THE government was yesterday accused of censoring critical documents to hide its involvement with CIA torture and rendition.

According to a letter from former foreign secretary William Hague to human-rights charity Reprieve, the government has “made representations” to the US Senate ahead of its publication of an intelligence select committee report.

“In plain English, it is a request to the US to keep Britain’s role in rendition out of the public domain,” said Reprieve director Cori Crider.

The dossier, expected to be published any day, will provide declassified information on US-British cooperation in Gaddafi’s Libya.

Among the details might be the case of Libyan opposition Islamist leader Abdel-hakim Belhaj and his wife Fatima, who were arrested with the alleged assistance of the MI6 in 2004.

The couple were later returned to Libya on a rendition aircraft.

Mr Hague said intervention into the report’s publication had been made “to seek assurance that ordinary procedures for clearance of UK material will be followed.”

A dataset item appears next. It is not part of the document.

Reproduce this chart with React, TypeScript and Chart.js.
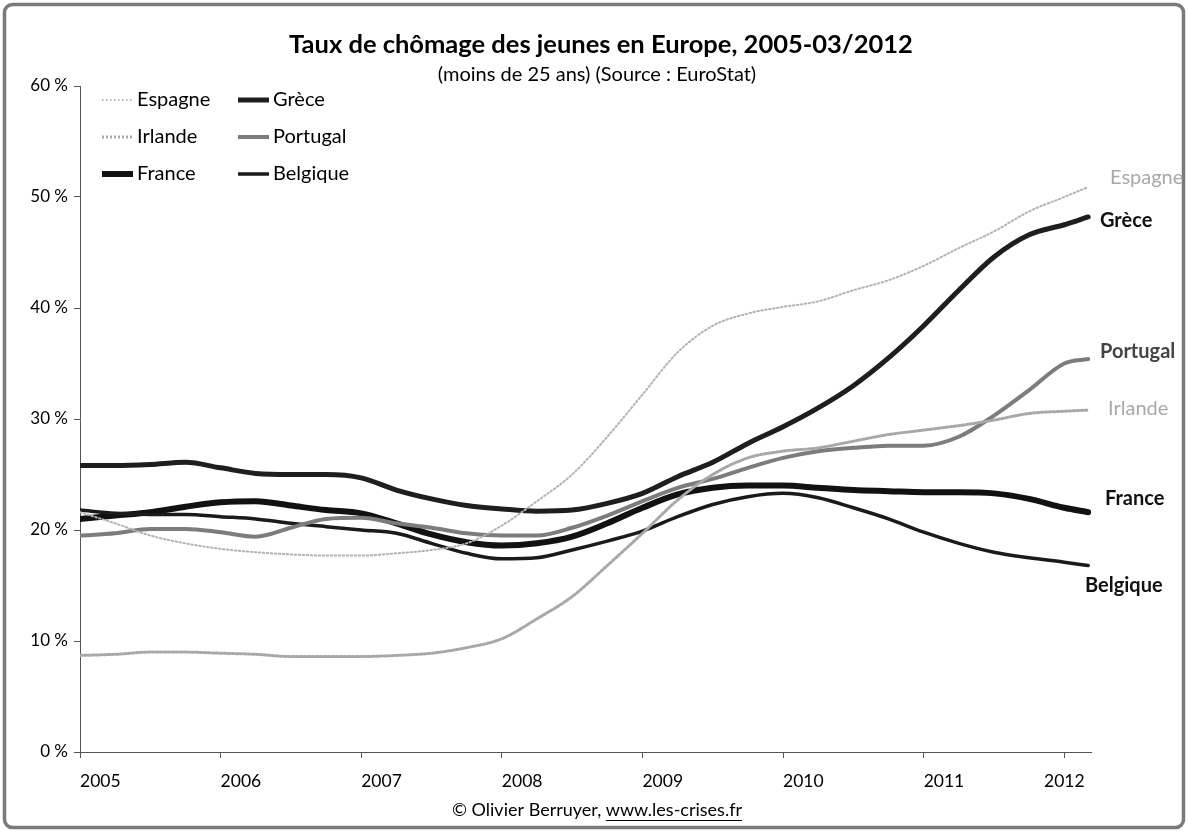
import React, { useEffect, useRef } from "react";
import { Chart, registerables } from "chart.js";

Chart.register(...registerables);

const TITLE = "Taux de chômage des jeunes en Europe, 2005-03/2012";
const SUBTITLE = "(moins de 25 ans) (Source : EuroStat)";
const FOOTER_TEXT = "© Olivier Berruyer, ";
const FOOTER_URL = "www.les-crises.fr";

// time points (years, quarterly) – last point = March 2012
const periods = [
  2005, 2005.25, 2005.5, 2005.75, 2006, 2006.25, 2006.5, 2006.75,
  2007, 2007.25, 2007.5, 2007.75, 2008, 2008.25, 2008.5, 2008.75,
  2009, 2009.25, 2009.5, 2009.75, 2010, 2010.25, 2010.5, 2010.75,
  2011, 2011.25, 2011.5, 2011.75, 2012, 2012.17,
];
const yearTicks = [2005, 2006, 2007, 2008, 2009, 2010, 2011, 2012];
const yTicks = [0, 10, 20, 30, 40, 50, 60];

const seriesNames = ["Espagne", "Grèce", "Irlande", "Portugal", "France", "Belgique"];

const espagne = [
  21.6, 20.6, 19.5, 18.8, 18.3, 18.0, 17.8, 17.7,
  17.7, 17.9, 18.2, 18.8, 20.4, 22.6, 25.0, 28.4,
  32.2, 36.0, 38.4, 39.5, 40.1, 40.6, 41.6, 42.5,
  43.8, 45.4, 46.9, 48.7, 50.0, 50.9,
];
const grece = [
  25.8, 25.8, 25.9, 26.1, 25.6, 25.1, 25.0, 25.0,
  24.7, 23.6, 22.8, 22.2, 21.9, 21.7, 21.8, 22.4,
  23.3, 24.8, 26.1, 27.8, 29.3, 31.0, 33.0, 35.5,
  38.4, 41.6, 44.6, 46.6, 47.5, 48.2,
];
const irlande = [
  8.7, 8.8, 9.0, 9.0, 8.9, 8.8, 8.6, 8.6,
  8.6, 8.7, 8.9, 9.4, 10.2, 12.0, 14.0, 16.8,
  19.7, 22.7, 25.0, 26.5, 27.1, 27.4, 28.0, 28.6,
  29.0, 29.4, 29.9, 30.5, 30.7, 30.8,
];
const portugal = [
  19.5, 19.7, 20.1, 20.1, 19.8, 19.4, 20.2, 21.0,
  21.1, 20.6, 20.2, 19.7, 19.5, 19.5, 20.2, 21.3,
  22.6, 23.8, 24.6, 25.6, 26.5, 27.1, 27.4, 27.6,
  27.6, 28.4, 30.3, 32.6, 35.0, 35.4,
];
const france = [
  21.0, 21.3, 21.6, 22.1, 22.5, 22.6, 22.2, 21.8,
  21.5, 20.6, 19.6, 18.9, 18.6, 18.8, 19.4, 20.6,
  22.0, 23.2, 23.8, 24.0, 24.0, 23.8, 23.6, 23.5,
  23.4, 23.4, 23.3, 22.8, 22.0, 21.6,
];
const belgique = [
  21.8, 21.5, 21.4, 21.4, 21.2, 21.0, 20.6, 20.3,
  20.0, 19.7, 18.8, 17.9, 17.4, 17.5, 18.2, 19.0,
  19.9, 21.2, 22.3, 23.0, 23.3, 22.9, 22.0, 21.0,
  19.8, 18.8, 18.0, 17.5, 17.1, 16.8,
];
const seriesValues = [espagne, grece, irlande, portugal, france, belgique];

// styles (not data)
const FONT = "Lato, 'Open Sans', sans-serif";
const lineStyles = [
  { color: "#b3b3b3", width: 2, dash: [1.5, 2.5] },
  { color: "#1e1e1e", width: 5, dash: [] },
  { color: "#a8a8a8", width: 3, dash: [2, 2] },
  { color: "#7c7c7c", width: 4, dash: [] },
  { color: "#111111", width: 6, dash: [] },
  { color: "#1a1a1a", width: 3.5, dash: [] },
];
const legendSlots = [
  { x: 102, y: 100 }, { x: 238, y: 100 },
  { x: 102, y: 137 }, { x: 238, y: 137 },
  { x: 102, y: 174 }, { x: 238, y: 174 },
];
const endLabels = [
  { x: 1110, dy: -9, color: "#a8a8a8", bold: false },
  { x: 1100, dy: 4, color: "#111", bold: true },
  { x: 1108, dy: -2, color: "#a8a8a8", bold: false },
  { x: 1100, dy: -8, color: "#444", bold: true },
  { x: 1105, dy: -14, color: "#111", bold: true },
  { x: 1085, dy: 20, color: "#111", bold: true },
];

const decorPlugin = {
  id: "decor",
  beforeDraw(chart: any) {
    const ctx = chart.ctx;
    ctx.save();
    ctx.fillStyle = "#ffffff";
    ctx.fillRect(0, 0, chart.width, chart.height);
    ctx.strokeStyle = "#7a7a7a";
    ctx.lineWidth = 3.5;
    ctx.beginPath();
    (ctx as any).roundRect(4.5, 4.5, chart.width - 9, chart.height - 8, 8);
    ctx.stroke();
    ctx.restore();
  },
  afterDraw(chart: any) {
    const ctx = chart.ctx;
    const xs = chart.scales.x;
    const ys = chart.scales.y;
    ctx.save();
    ctx.textBaseline = "middle";
    ctx.fillStyle = "#000";
    // title
    ctx.textAlign = "center";
    ctx.font = `bold 25.5px ${FONT}`;
    ctx.fillText(TITLE, 601, 45);
    ctx.font = `20px ${FONT}`;
    ctx.fillText(SUBTITLE, 597, 75);
    // footer
    ctx.font = `18px ${FONT}`;
    const w1 = ctx.measureText(FOOTER_TEXT).width;
    const w2 = ctx.measureText(FOOTER_URL).width;
    const fx = 597 - (w1 + w2) / 2;
    ctx.textAlign = "left";
    ctx.fillText(FOOTER_TEXT, fx, 810);
    ctx.fillText(FOOTER_URL, fx + w1, 810);
    ctx.fillRect(fx + w1, 820, w2, 1);
    // x tick labels
    ctx.font = `17.5px ${FONT}`;
    yearTicks.forEach((yr, i) => {
      const px = xs.getPixelForValue(yr);
      if (i === yearTicks.length - 1) {
        ctx.textAlign = "center";
        ctx.fillText(String(yr), px, 781);
      } else {
        ctx.textAlign = "left";
        ctx.fillText(String(yr), px, 781);
      }
    });
    // legend
    seriesNames.forEach((name, i) => {
      const s = lineStyles[i];
      const slot = legendSlots[i];
      ctx.strokeStyle = s.color;
      ctx.lineWidth = s.width;
      ctx.setLineDash(s.dash);
      ctx.beginPath();
      ctx.moveTo(slot.x, slot.y);
      ctx.lineTo(slot.x + 31, slot.y);
      ctx.stroke();
      ctx.setLineDash([]);
      ctx.fillStyle = "#000";
      ctx.textAlign = "left";
      ctx.font = `20px ${FONT}`;
      ctx.fillText(name, slot.x + 35, slot.y);
    });
    // end labels
    seriesNames.forEach((name, i) => {
      const vals = seriesValues[i];
      const lab = endLabels[i];
      const py = ys.getPixelForValue(vals[vals.length - 1]) + lab.dy;
      ctx.fillStyle = lab.color;
      ctx.textAlign = "left";
      ctx.font = `${lab.bold ? "bold " : ""}20px ${FONT}`;
      ctx.fillText(name, lab.x, py);
    });
    ctx.restore();
  },
};

export default function App() {
  const ref = useRef<HTMLCanvasElement | null>(null);
  useEffect(() => {
    if (!ref.current) return;
    const datasets = seriesNames.map((name, i) => ({
      label: name,
      data: periods.map((p, j) => ({ x: p, y: seriesValues[i][j] })),
      borderColor: lineStyles[i].color,
      borderWidth: lineStyles[i].width,
      borderDash: lineStyles[i].dash,
      pointRadius: 0,
      fill: false,
      cubicInterpolationMode: "monotone" as const,
      borderCapStyle: "round" as const,
    }));
    // draw order: light lines first, dark last
    const order = [0, 2, 3, 1, 5, 4];
    const chart = new Chart(ref.current, {
      type: "line",
      data: { datasets: order.map((k) => ({ ...datasets[k], order: 0 })) },
      options: {
        animation: false,
        responsive: false,
        devicePixelRatio: 1,
        layout: { padding: { top: 86, right: 97, bottom: 0, left: 0 } },
        plugins: {
          legend: { display: false },
          tooltip: { enabled: false },
          title: { display: false },
        },
        scales: {
          x: {
            type: "linear",
            min: 2005,
            max: 2012.19,
            afterBuildTicks: (scale: any) => {
              scale.ticks = yearTicks.map((v) => ({ value: v }));
            },
            afterFit: (scale: any) => {
              scale.height = 79;
            },
            grid: {
              display: true,
              drawOnChartArea: false,
              drawTicks: true,
              tickLength: 6,
              color: "#555",
            },
            border: { display: true, color: "#555", width: 1 },
            ticks: { display: false },
          },
          y: {
            min: 0,
            max: 60,
            afterBuildTicks: (scale: any) => {
              scale.ticks = yTicks.map((v) => ({ value: v }));
            },
            afterFit: (scale: any) => {
              scale.width = 80;
            },
            grid: {
              display: true,
              drawOnChartArea: false,
              drawTicks: true,
              tickLength: 6,
              color: "#555",
            },
            border: { display: true, color: "#555", width: 1 },
            ticks: {
              color: "#000",
              padding: 6,
              font: { family: FONT, size: 17 },
              callback: (v: any) => `${v} %`,
            },
          },
        },
      },
      plugins: [decorPlugin],
    });
    return () => chart.destroy();
  }, []);
  return (
    <div style={{ position: "absolute", left: 0, top: 0, width: 1188, height: 831 }}>
      <canvas ref={ref} width={1188} height={831} style={{ display: "block" }} />
    </div>
  );
}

Reprieve believes this to be a revealing change of tactic as the Foreign Office stance had so far been that “the release of the committee’s report is a matter for the United States.”

Ms Crider said: “The government protested that the United States would be angered if this kidnap case ever went to trial — and now we learn the British government is leaning on the US not to air Britain’s dirty laundry.

“It exposes their litigation stance as mere posturing.”

Late in 2011 Mr Belhaj started legal proceedings against the role of the British government in his rendition and torture at the hands of the Libyan regime.